I think most of the honest people here 30 or younger will say they got into programming in some part due to videogames. These days, it seems more viable than it used to, with the various routes for self-publishing available through the Xbox Live marketplace and the app markets.
After seven years of doing much less interesting varieties of programming at work while making silly JS games at home - my urge to actually make videogames is stronger now than ever. So, I took action. I downloaded the XNA Toolkit and banged out a basic pong clone in an hour to start off with and moved forward from there. Coincidentally I happen to be friends with an amazing musician who was more than happy to provide me with music and a great artist to provide me with graphics. Fast forward to today and I've got a game that I can feasibly see myself releasing this week.
I want to keep doing this and would love if I could start doing it full time; it's been a blast. I'd like to do this full time but like most people, I'm not independently wealthy quite yet. I still have to feed myself. So, all of that is to say, has anyone here tackled the same endeavor and succeeded? Are there people who fund games other than the big successful videogame companies perpetuating themselves or does everyone find success on the side then keep going? Certain platforms sell better than others (I've heard Steam's much better than the Xbox 360 market)? Any hurdles to watch out for?
* Make sure you focus on the company aspect of things. Why are you making games? If the answer isn't 'to make money' you're doing it wrong - make them as a hobby instead. Starting a video game company because you have great game ideas, or because making games is something you love to do is a bad, bad idea. The reason for this is that at the end of the day, if you don't focus on the financial aspect of things, your company.will.fail.

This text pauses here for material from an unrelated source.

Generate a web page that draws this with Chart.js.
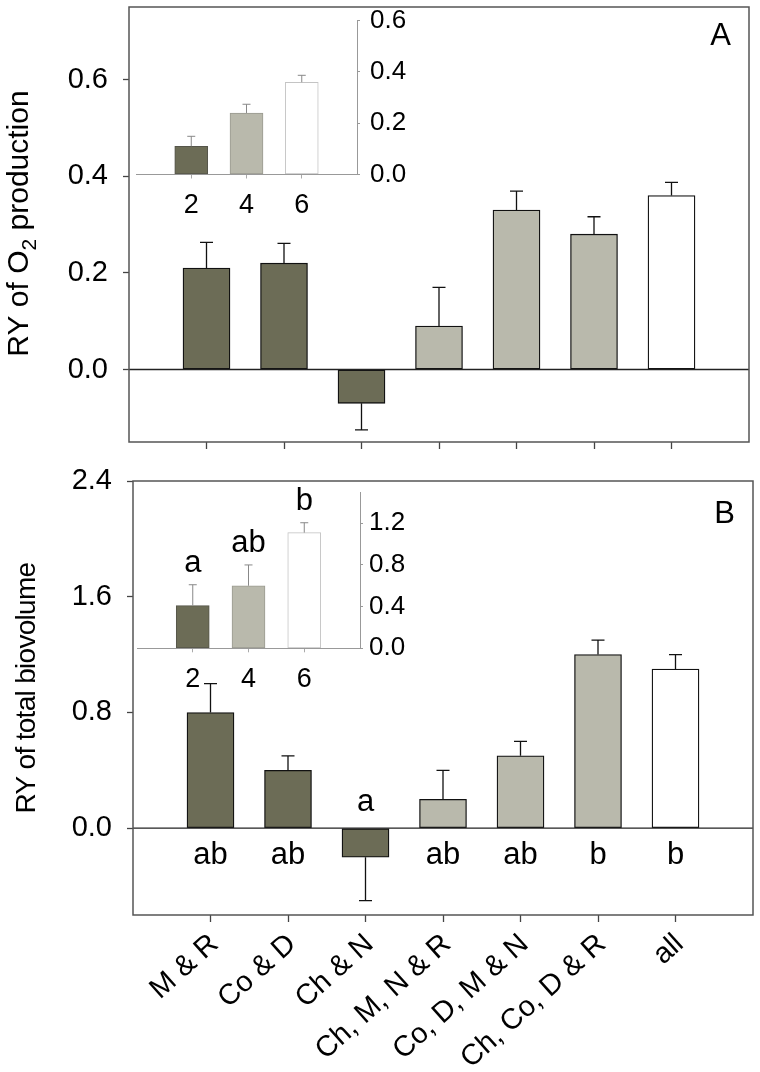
<!DOCTYPE html>
<html lang="en">
<head>
<meta charset="UTF-8">
<title>RY of O2 production and total biovolume</title>
<script src="https://cdn.jsdelivr.net/npm/chart.js@4.4.1/dist/chart.umd.min.js"></script>
<style>
  body { margin: 0; background: #fff; }
  #wrap { position: relative; width: 760px; height: 1072px; }
  canvas { position: absolute; }
</style>
</head>
<body>
<div id="wrap">
  <canvas id="mainA" width="760" height="460" style="left:0;top:0"></canvas>
  <canvas id="mainB" width="760" height="612" style="left:0;top:460px"></canvas>
  <canvas id="insetA" width="330" height="232" style="left:100px;top:0"></canvas>
  <canvas id="insetB" width="330" height="225" style="left:100px;top:470px"></canvas>
</div>
<script>
// main panels: species combinations
const categories = ['M & R', 'Co & D', 'Ch & N', 'Ch, M, N & R', 'Co, D, M & N', 'Ch, Co, D & R', 'all'];
const richness = [2, 2, 2, 4, 4, 4, 6];
const o2Values = [0.21, 0.22, -0.07, 0.09, 0.33, 0.28, 0.36];
const o2Errors = [0.053, 0.041, 0.055, 0.080, 0.039, 0.036, 0.027];
const o2Ticks = [0, 0.2, 0.4, 0.6];
const bioValues = [0.80, 0.40, -0.20, 0.20, 0.50, 1.20, 1.10];
const bioErrors = [0.20, 0.10, 0.30, 0.20, 0.10, 0.10, 0.10];
const bioLetters = ['ab', 'ab', 'a', 'ab', 'ab', 'b', 'b'];
const bioTicks = [0, 0.8, 1.6, 2.4];

// insets: mean per richness level
const insetLevels = ['2', '4', '6'];
const insetRichness = [2, 4, 6];
const insetO2Values = [0.11, 0.24, 0.36];
const insetO2Errors = [0.039, 0.034, 0.027];
const insetO2Ticks = [0, 0.2, 0.4, 0.6];
const insetBioValues = [0.41, 0.60, 1.11];
const insetBioErrors = [0.20, 0.20, 0.095];
const insetBioLetters = ['a', 'ab', 'b'];
const insetBioTicks = [0, 0.4, 0.8, 1.2];

const FONT = "'Liberation Sans', Arial, sans-serif";
const fillByRichness = { 2: '#6c6c56', 4: '#b9b9ac', 6: '#ffffff' };
const insetEdge = { 2: '#55554a', 4: '#9a9a90', 6: '#c4c4c4' };

// force axis size and drop the extra padding chart.js adds for labels
function sizeScale(size) {
  return function (scale) {
    if (scale.isHorizontal()) scale.height = size; else scale.width = size;
    scale.paddingTop = scale.paddingBottom = scale.paddingLeft = scale.paddingRight = 0;
  };
}

function errorBars(values, errors, color, width, cap) {
  return {
    id: 'errorBars',
    afterDatasetsDraw(chart) {
      const ctx = chart.ctx, y = chart.scales.y;
      ctx.save();
      ctx.strokeStyle = color;
      ctx.lineWidth = width;
      chart.getDatasetMeta(0).data.forEach((bar, i) => {
        const v = values[i], e = errors[i];
        const end = y.getPixelForValue(v >= 0 ? v + e : v - e);
        ctx.beginPath();
        ctx.moveTo(bar.x, bar.y);
        ctx.lineTo(bar.x, end);
        ctx.moveTo(bar.x - cap, end);
        ctx.lineTo(bar.x + cap, end);
        ctx.stroke();
      });
      ctx.restore();
    }
  };
}

// frame, zero line, panel letter and y title (with subscript parts)
function decor(o) {
  return {
    id: 'decor',
    afterDatasetsDraw(chart) {
      const ctx = chart.ctx, a = chart.chartArea, y = chart.scales.y;
      ctx.save();
      const z = y.getPixelForValue(0);
      ctx.strokeStyle = '#222';
      ctx.lineWidth = 1.3;
      ctx.beginPath();
      ctx.moveTo(a.left, z);
      ctx.lineTo(a.right, z);
      ctx.stroke();
      ctx.strokeStyle = '#555';
      ctx.lineWidth = 1.5;
      ctx.strokeRect(a.left, a.top, a.right - a.left, a.bottom - a.top);

      ctx.fillStyle = '#000';
      ctx.font = '31px ' + FONT;
      ctx.textAlign = 'right';
      ctx.textBaseline = 'alphabetic';
      ctx.fillText(o.letter, a.right - 18, a.top + o.letterDy);

      // rotated y title
      ctx.letterSpacing = o.spacing || '0px';
      let total = 0;
      o.title.forEach(p => { ctx.font = p.s + 'px ' + FONT; p.w = ctx.measureText(p.t).width; total += p.w; });
      ctx.translate(o.titleX, (a.top + a.bottom) / 2 + o.titleDy);
      ctx.rotate(-Math.PI / 2);
      ctx.textAlign = 'left';
      let x = -total / 2;
      o.title.forEach(p => {
        ctx.font = p.s + 'px ' + FONT;
        ctx.fillText(p.t, x, p.dy || 0);
        x += p.w;
      });
      ctx.restore();
    }
  };
}

function mainChart(id, o) {
  return new Chart(document.getElementById(id), {
    type: 'bar',
    data: {
      datasets: [{
        data: o.values.map((v, i) => ({ x: i + 1, y: v })),
        backgroundColor: richness.map(r => fillByRichness[r]),
        borderColor: '#111',
        borderWidth: 1.3,
        borderSkipped: false,
        barThickness: 47
      }]
    },
    options: {
      responsive: false,
      animation: false,
      layout: { padding: o.padding },
      plugins: { legend: { display: false }, tooltip: { enabled: false } },
      scales: {
        x: {
          type: 'linear', min: 0, max: categories.length + 1, offset: false,
          afterBuildTicks: s => { s.ticks = categories.map((c, i) => ({ value: i + 1 })); },
          afterFit: sizeScale(o.xHeight),
          grid: { drawOnChartArea: false, offset: false, tickLength: 7, tickColor: '#444', tickWidth: 1.3 },
          border: { display: false },
          ticks: {
            display: o.showLabels, autoSkip: false, minRotation: 42, maxRotation: 42,
            padding: 5, labelOffset: 4, color: '#000',
            font: { family: FONT, size: 29 },
            callback: v => categories[v - 1]
          }
        },
        y: {
          min: o.min, max: o.max,
          afterBuildTicks: s => { s.ticks = o.ticks.map(v => ({ value: v })); },
          afterFit: sizeScale(o.yWidth),
          grid: { drawOnChartArea: false, tickLength: 6, tickColor: '#444', tickWidth: 1.3 },
          border: { display: false },
          ticks: { padding: 15, color: '#000', font: { family: FONT, size: 29 }, callback: v => v.toFixed(1) }
        }
      }
    },
    plugins: o.plugins
  });
}

function insetChart(id, o) {
  return new Chart(document.getElementById(id), {
    type: 'bar',
    data: {
      datasets: [{
        data: o.values.map((v, i) => ({ x: i + 1, y: v })),
        backgroundColor: insetRichness.map(r => fillByRichness[r]),
        borderColor: insetRichness.map(r => insetEdge[r]),
        borderWidth: 1,
        borderSkipped: false,
        barThickness: 33
      }]
    },
    options: {
      responsive: false,
      animation: false,
      layout: { padding: o.padding },
      plugins: { legend: { display: false }, tooltip: { enabled: false } },
      scales: {
        x: {
          type: 'linear', min: 0, max: insetLevels.length + 1, offset: false,
          afterBuildTicks: s => { s.ticks = insetLevels.map((c, i) => ({ value: i + 1 })); },
          afterFit: sizeScale(o.xHeight),
          grid: { drawOnChartArea: false, offset: false, tickLength: 4, tickColor: '#aaa' },
          border: { display: true, color: '#999', width: 1 },
          ticks: { autoSkip: false, maxRotation: 0, padding: 11, color: '#000', font: { family: FONT, size: 27 }, callback: v => insetLevels[v - 1] }
        },
        y: {
          position: 'right', min: 0, max: o.max,
          afterBuildTicks: s => { s.ticks = o.ticks.map(v => ({ value: v })); },
          afterFit: sizeScale(o.yWidth),
          grid: { drawOnChartArea: false, tickLength: 3, tickColor: '#999' },
          border: { display: true, color: '#999', width: 1 },
          ticks: { padding: o.tickPad, color: '#000', font: { family: FONT, size: 26 }, callback: v => v.toFixed(1) }
        }
      }
    },
    plugins: o.plugins
  });
}

function letters(labels, values, errors, mode) {
  return {
    id: 'letters',
    afterDatasetsDraw(chart) {
      const ctx = chart.ctx, y = chart.scales.y, z = y.getPixelForValue(0);
      ctx.save();
      ctx.fillStyle = '#000';
      ctx.font = '31px ' + FONT;
      ctx.textAlign = 'center';
      ctx.textBaseline = 'alphabetic';
      chart.getDatasetMeta(0).data.forEach((bar, i) => {
        let ty;
        if (mode === 'top') ty = y.getPixelForValue(values[i] + errors[i]) - 13;
        else ty = values[i] >= 0 ? z + 36 : z - 17;
        ctx.fillText(labels[i], bar.x, ty);
      });
      ctx.restore();
    }
  };
}

mainChart('mainA', {
  values: o2Values, min: -0.15, max: 0.75, ticks: o2Ticks,
  padding: { left: 0, top: 7, right: 11, bottom: 0 }, xHeight: 18, yWidth: 129, showLabels: false,
  plugins: [
    errorBars(o2Values, o2Errors, '#111', 1.3, 6.5),
    decor({ letter: 'A', letterDy: 38, titleX: 28, titleDy: -1,
      title: [{ t: 'RY of O', s: 30 }, { t: '2', s: 21, dy: 8 }, { t: ' production', s: 30 }] })
  ]
});

mainChart('mainB', {
  values: bioValues, min: -0.6, max: 2.4, ticks: bioTicks,
  padding: { left: 0, top: 21, right: 7, bottom: 0 }, xHeight: 157, yWidth: 133, showLabels: true,
  plugins: [
    errorBars(bioValues, bioErrors, '#111', 1.3, 6.5),
    letters(bioLetters, bioValues, bioErrors, 'zero'),
    decor({ letter: 'B', letterDy: 42, titleX: 35, titleDy: -10, spacing: '-0.7px',
      title: [{ t: 'RY of total biovolume', s: 28 }] })
  ]
});

insetChart('insetA', {
  values: insetO2Values, max: 0.6, ticks: insetO2Ticks, tickPad: 10,
  padding: { left: 36, top: 20.7, right: 0, bottom: 0 }, xHeight: 57.5, yWidth: 73,
  plugins: [errorBars(insetO2Values, insetO2Errors, '#888', 1, 4)]
});

insetChart('insetB', {
  values: insetBioValues, max: 1.5, ticks: insetBioTicks, tickPad: 6,
  padding: { left: 37, top: 22, right: 0, bottom: 0 }, xHeight: 46.7, yWidth: 70,
  plugins: [
    errorBars(insetBioValues, insetBioErrors, '#888', 1, 4),
    letters(insetBioLetters, insetBioValues, insetBioErrors, 'top')
  ]
});
</script>
</body>
</html>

Most game companies fail because they're living month to month off of publisher's paychecks without trying to establish revenue streams of their own (other than royalties).
* Speaking of royalties. If you're getting funding through a video game publisher, make sure you understand how the payout will happen, how your advance is being payed off, etc. You probably won't have much negotiating power here, and this isn't really a route I'd recommend unless you _really_ need the funding.
* Start small, don't try to make a game engine right out of the gate. Put something simple together and iterate on it. If it turns out you're making a lot of the same type of game over and over, then think about abstracting an engine out of it.
* Reconcile the awesome game that's in your head, with the awesome game you can make given the time and resources available. Don't overcommit, you'll just end up implicitly cutting features instead of explicitly cutting them, and the game will suffer.
* Don't forget about the importance of marketing and timing. Great games fail _all the time_ because they weren't marketed well, or because they released and then got buried by the latest AAA or hyped up title.